Parliament Girls (2024)
★★ — Parliament Girls (2024)
Short films from the Caribbean are a rare find on most watchlists, which makes Parliament Girls (2024) something of a curio worth paying attention to. St. Vincent and the Grenadines has a film culture that is, to put it charitably, still finding its feet. The country's output is thin enough that a new feature, let alone a short, represents a genuine event for anyone tracking cinema from that part of the world. Against that backdrop, director Akley Olton and production company Island Rebel Media have put together a 17-minute drama that tackles one of the most serious social issues facing women across the Caribbean: sexual violence and the institutional failures that allow perpetrators to go unpunished. The film frames this through the story of Shandy, a teenage dancer who, after her own ordeal, teams up with two vigilantes to expose a serial rapist and force some form of reckoning. It is the kind of subject matter that demands care, and the choices made in telling it are very much part of what this film ends up being about.
Olton is working in territory that has attracted filmmakers from across the world, of course. Stories centring on young women confronting violence and corrupt power structures have produced everything from quiet, character-led pieces (the Turkish drama Mustang being a particularly well-regarded example of the genre) to full-throttle action films like Furiosa: A Mad Max Saga. Where Parliament Girls sits on that spectrum is part of what makes it an interesting, if not uncomplicated, watch. The production is carried by a cast headed up by Ulrica Gaymes, La Fayette Johnson, Kevie Huggins, Shantel Mayers, and Sheniece Greene. None of these are names with a long screen history behind them (the film itself has virtually no prior presence on standard review databases), which gives the whole project a grassroots, community-made quality. That is not a criticism; some of the most honest film-making comes from exactly this sort of place, where the budget is modest and the motivation is personal.

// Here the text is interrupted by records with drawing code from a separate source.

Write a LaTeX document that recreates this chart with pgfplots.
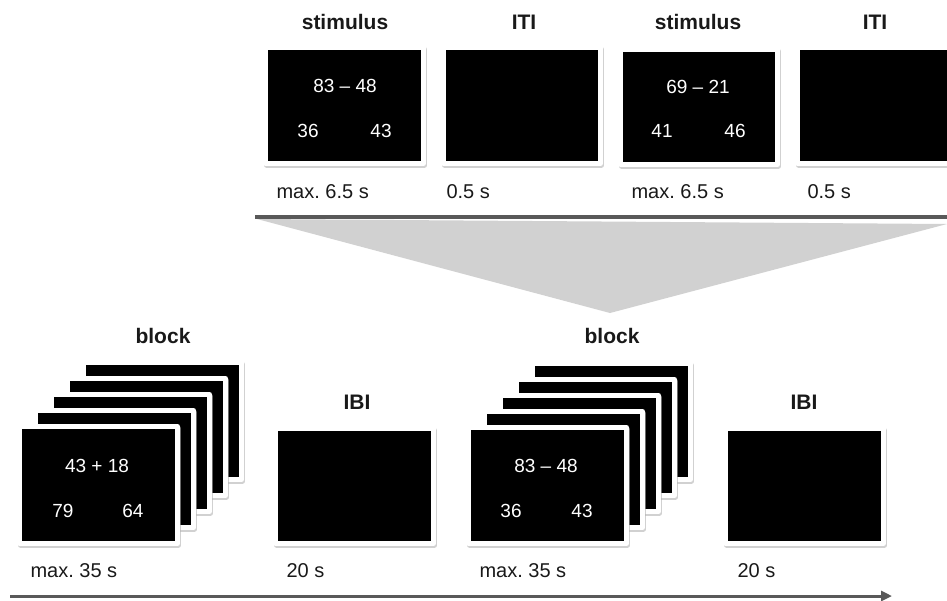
\documentclass[border=0pt]{standalone}
\usepackage{pgfplots}
\pgfplotsset{compat=1.18}
\usepackage{fontspec}
\setmainfont{Liberation Sans}
\usetikzlibrary{arrows.meta}
\frenchspacing

% one screen: black face with a white frame and a soft shadow
\newcommand{\card}[4]{%
  \addplot[draw=black!30, fill=black!30, line width=5pt, line join=round,
           opacity=0.6, xshift=1pt, yshift=-1.5pt]
    coordinates {(#1,#2)(#3,#2)(#3,#4)(#1,#4)} --cycle;
  \addplot[draw=white, fill=black, line width=5pt, line join=round]
    coordinates {(#1,#2)(#3,#2)(#3,#4)(#1,#4)} --cycle;
}

\tikzset{
  head/.style={font=\fontsize{21}{24}\selectfont\bfseries, text=black!90, anchor=base},
  dur/.style={font=\fontsize{20}{24}\selectfont, text=black!90, anchor=base west},
  num/.style={font=\fontsize{19}{22}\selectfont, text=white, anchor=base},
}

\begin{document}
\begin{tikzpicture}
\begin{axis}[
  scale only axis, width=947pt, height=600pt,
  xmin=0, xmax=947, ymin=0, ymax=600, y dir=reverse,
  hide axis,
]
% zoom wedge from the trial line down to the block
\addplot[draw=none, fill=black!18] coordinates {(257,219)(947,224)(610,313)} --cycle;
\addplot[draw=black!65, line width=3.5pt] coordinates {(255,217)(947,217)};

% trial level
\card{265.5}{47.5}{423.5}{163.5}
\card{443.5}{47.5}{600.5}{163.5}
\card{620.5}{49.5}{777.5}{164.5}
\card{797.5}{47.5}{960}{163.5}

% block 1 (stack, back to front)
\card{83.5}{362.5}{241.5}{479.5}
\card{67.5}{378.5}{225.5}{495.5}
\card{51.5}{394.5}{209.5}{511.5}
\card{35.5}{410.5}{193.5}{527.5}
\card{19.5}{426.5}{177.5}{543.5}
\card{275.5}{428.5}{433.5}{543.5}

% block 2
\card{532.5}{363.5}{690.5}{479.5}
\card{516.5}{379.5}{674.5}{495.5}
\card{500.5}{395.5}{658.5}{511.5}
\card{484.5}{411.5}{642.5}{527.5}
\card{468.5}{427.5}{626.5}{543.5}
\card{725.5}{428.5}{883.5}{543.5}

% time axis
\addplot[draw=black!65, line width=3pt, -{Triangle[length=11pt,width=10pt]}]
  coordinates {(10,596)(892,596)};

% labels, top
\node[head] at (345,29) {stimulus};
\node[head] at (524,29) {ITI};
\node[head] at (698,29) {stimulus};
\node[head] at (875,29) {ITI};
\node[num] at (345,92) {83 – 48};
\node[num] at (308,137) {36};
\node[num] at (381,137) {43};
\node[num] at (698,93) {69 – 21};
\node[num] at (662,137) {41};
\node[num] at (735,137) {46};
\node[dur] at (273,198) {max. 6.5 s};
\node[dur] at (443,198) {0.5 s};
\node[dur] at (628,198) {max. 6.5 s};
\node[dur] at (804,198) {0.5 s};

% labels, bottom
\node[head] at (163,343) {block};
\node[head] at (357,409) {IBI};
\node[head] at (612,343) {block};
\node[head] at (804,409) {IBI};
\node[num] at (97,472) {43 + 18};
\node[num] at (63,517) {79};
\node[num] at (133,517) {64};
\node[num] at (546,472) {83 – 48};
\node[num] at (511,517) {36};
\node[num] at (582,517) {43};
\node[dur] at (27,577) {max. 35 s};
\node[dur] at (283,577) {20 s};
\node[dur] at (476,577) {max. 35 s};
\node[dur] at (734,577) {20 s};
\end{axis}
\pgfresetboundingbox
\path[use as bounding box] (current axis.south west) rectangle (current axis.north east);
\end{tikzpicture}
\end{document}
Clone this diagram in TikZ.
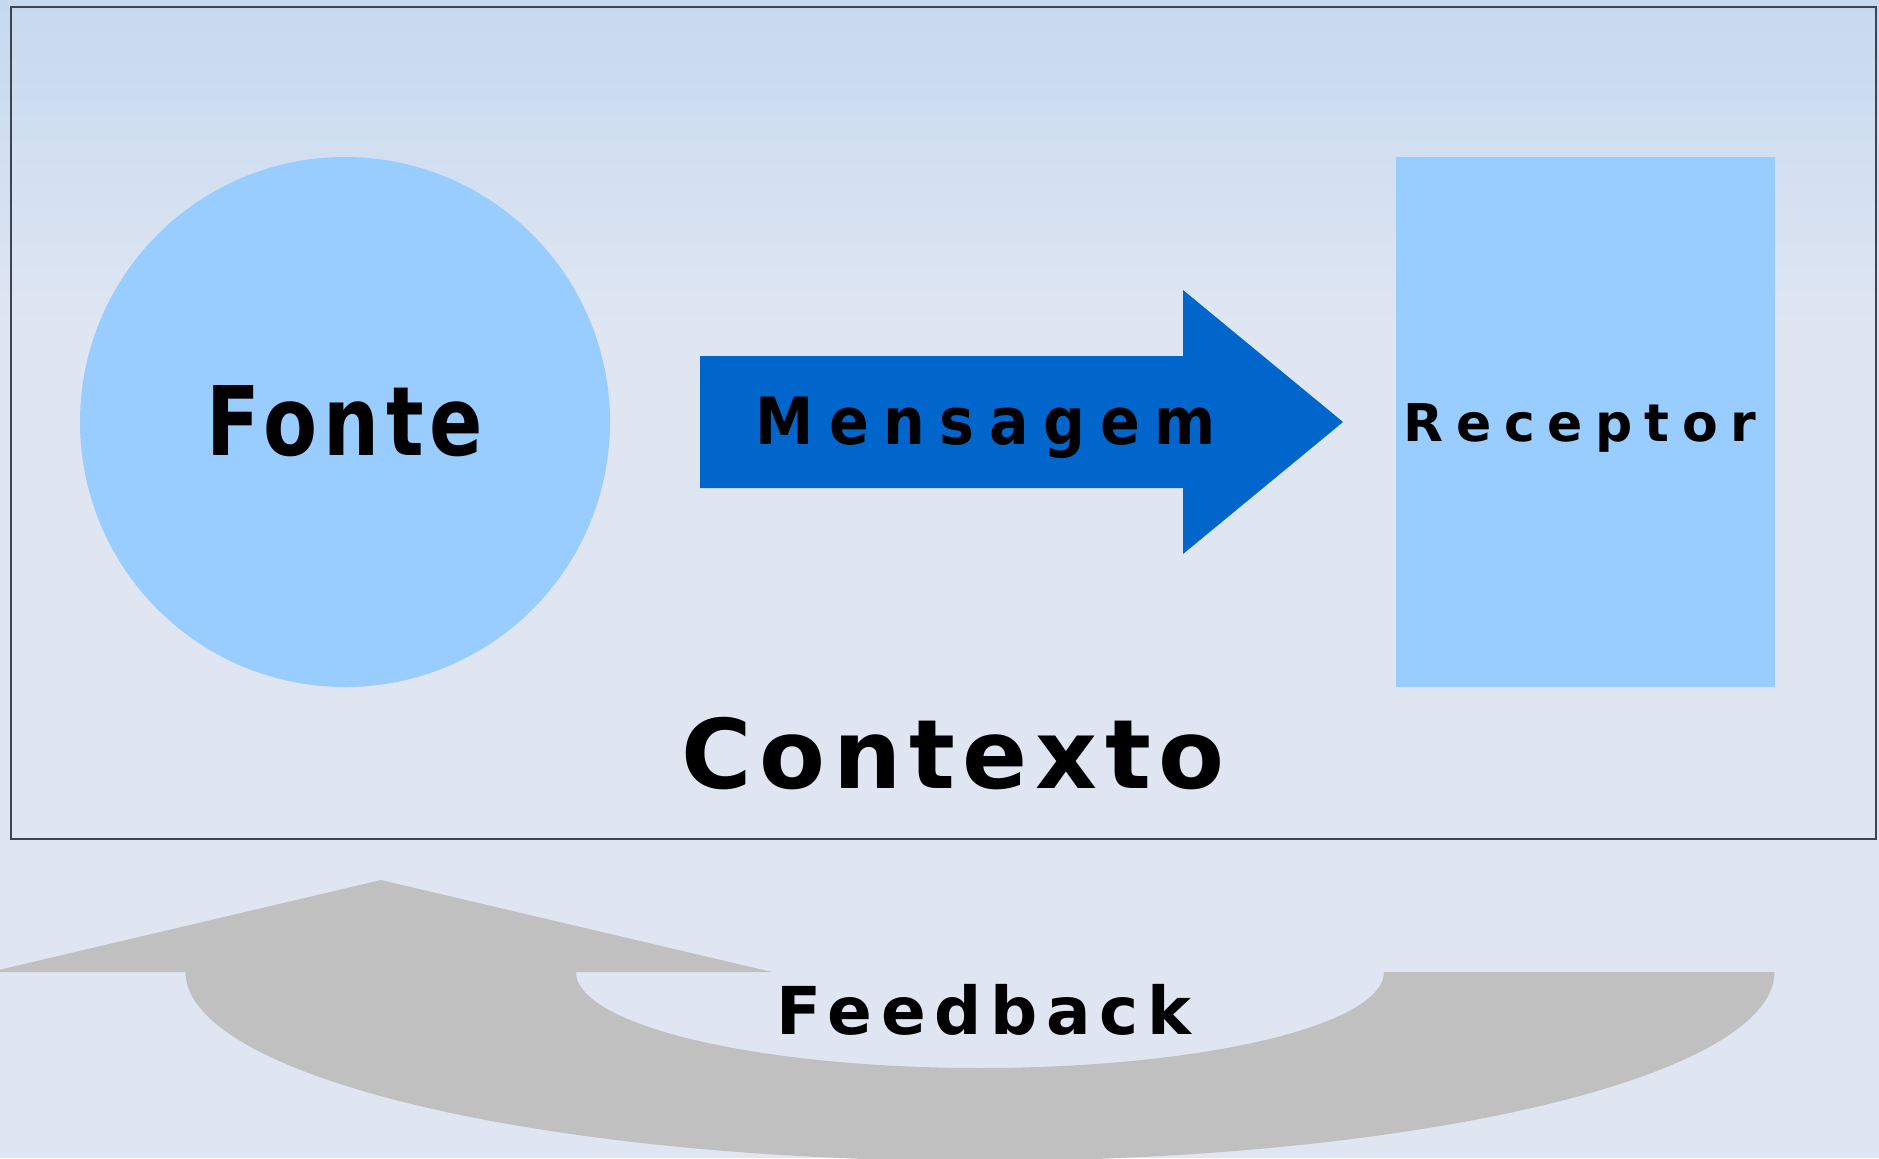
\documentclass[tikz,border=0pt]{standalone}
\usepackage{fontspec}
\setmainfont{DejaVu Sans}
\definecolor{bgtop}{HTML}{C6D9F0}
\definecolor{bgbot}{HTML}{DFE6F2}
\definecolor{lightblue}{HTML}{99CCFF}
\definecolor{msgblue}{HTML}{0066CC}
\definecolor{fbgray}{HTML}{C0C0C0}
\definecolor{framecol}{HTML}{3F4452}
\newcommand\lblfont[2]{\fontsize{#1}{#1}\selectfont\bfseries\addfontfeature{LetterSpace=#2}}
\newcommand\lblfontc[3]{\fontsize{#1}{#1}\selectfont\bfseries\addfontfeature{LetterSpace=#2,FakeStretch=#3}}
\tikzset{
  lbl/.style={anchor=base, inner sep=0pt, text=black},
  shapebox/.style={fill=lightblue, draw=none, inner sep=0pt},
}
\begin{document}
\begin{tikzpicture}[x=0.5pt,y=-0.5pt]
\useasboundingbox (0,0) rectangle (1879,1158);
\clip (0,0) rectangle (1879,1158);
% background
\shade[top color=bgtop, bottom color=bgbot] (0,0) rectangle (1879,330);
\fill[bgbot] (0,329) rectangle (1879,1158);
% context frame
\node[draw=framecol, line width=1pt, inner sep=0pt, minimum width=932.5pt, minimum height=416pt, anchor=north west] (contexto) at (10,6) {};
% source circle
\node[shapebox, circle, minimum size=265pt] (fonte) at (345,422) {};
% receptor rectangle
\node[shapebox, rectangle, minimum width=189.5pt, minimum height=265pt, anchor=north west] (receptor) at (1396,157) {};
% message arrow
\fill[msgblue] (700,356) -- (1183,356) -- (1183,290) -- (1343,422) -- (1183,554) -- (1183,488) -- (700,488) -- cycle;
% feedback arrow
\fill[fbgray] (381,880) -- (772,972) -- (576,972)
  -- plot[domain=0:180, samples=91] ({980-404*cos(\x)}, {972+96*sin(\x)})
  -- (1775,972)
  -- plot[domain=0:180, samples=121] ({980+794.5*cos(\x)}, {972+189*sin(\x)})
  -- (-10,972) -- cycle;
% labels
\node[lbl, font=\lblfontc{48}{6.5}{0.82}] (tfonte) at (345,455) {Fonte};
\node[lbl, font=\lblfontc{32.6}{22.5}{0.9}] (tmsg) at (986,444) {Mensagem};
\node[lbl, font=\lblfont{26}{24}] (trec) at (1580,441) {Receptor};
\node[lbl, font=\lblfont{48}{8}] (tctx) at (953,788) {Contexto};
\node[lbl, font=\lblfont{33}{13}] (tfb) at (984,1034) {Feedback};
\end{tikzpicture}
\end{document}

What the cast bring is a visible investment in the story being told, and in a film this short, conviction counts for a great deal.
It is also worth noting the short format itself. Seventeen minutes is enough time to establish a situation and a mood, but it puts real pressure on pacing and message. There is no room to sit with ambiguity or to layer things carefully; every scene has to carry weight. Short drama has produced some genuinely memorable work (the Bangladesh-set Moshari is one example of recent short film-making that punches well above its running time), but it is a format that punishes any wobble in focus or intention. With that context in mind, here is what I made of it.
A-Z World Movie Tour St Vincent and the Grenadines FIRST LETTERBOXD REVIEW FOR THIS FILM https://www.youtube.com/watch?v=B2EuvhPReXg This is a short film about vigilantism. According to the statistic shown one in 40% of women in the Caribbean will experience violence from their partners. That's a worrying statistic. The film starts off with Shandy (the main character) having dinner and making plans to go out in the evening. Her mum is concerned for her safety (I think because she herself was attacked earlier in life) It was pretty well put together considering St Vincent & The Grenadines don't exactly have a long library of films. The film is clearly made with heart in the right place but I think it's a dangerous message to send and could get more women hurt if we're encouraging them to physically take to the streets, weapon up and attack suspected wrongdoers. I respect the passion and the message but overall it wasn't executed all that well
I suppose what lingers for me is that tension between what a film is trying to say and how it chooses to say it. The heart here is obviously in the right place, and for a country with so little screen history, the fact that this exists at all, that someone picked up a camera and said this story matters, is not nothing. But good intentions and good film-making are not always the same thing, and when the subject matter is as serious as this, the gap between the two can start to feel uncomfortable. It is the kind of film I am glad I watched as part of a broader world cinema tour, even if I would not rush back to it. Sometimes a film's reach exceeding its grasp tells you almost as much as one that gets everything right.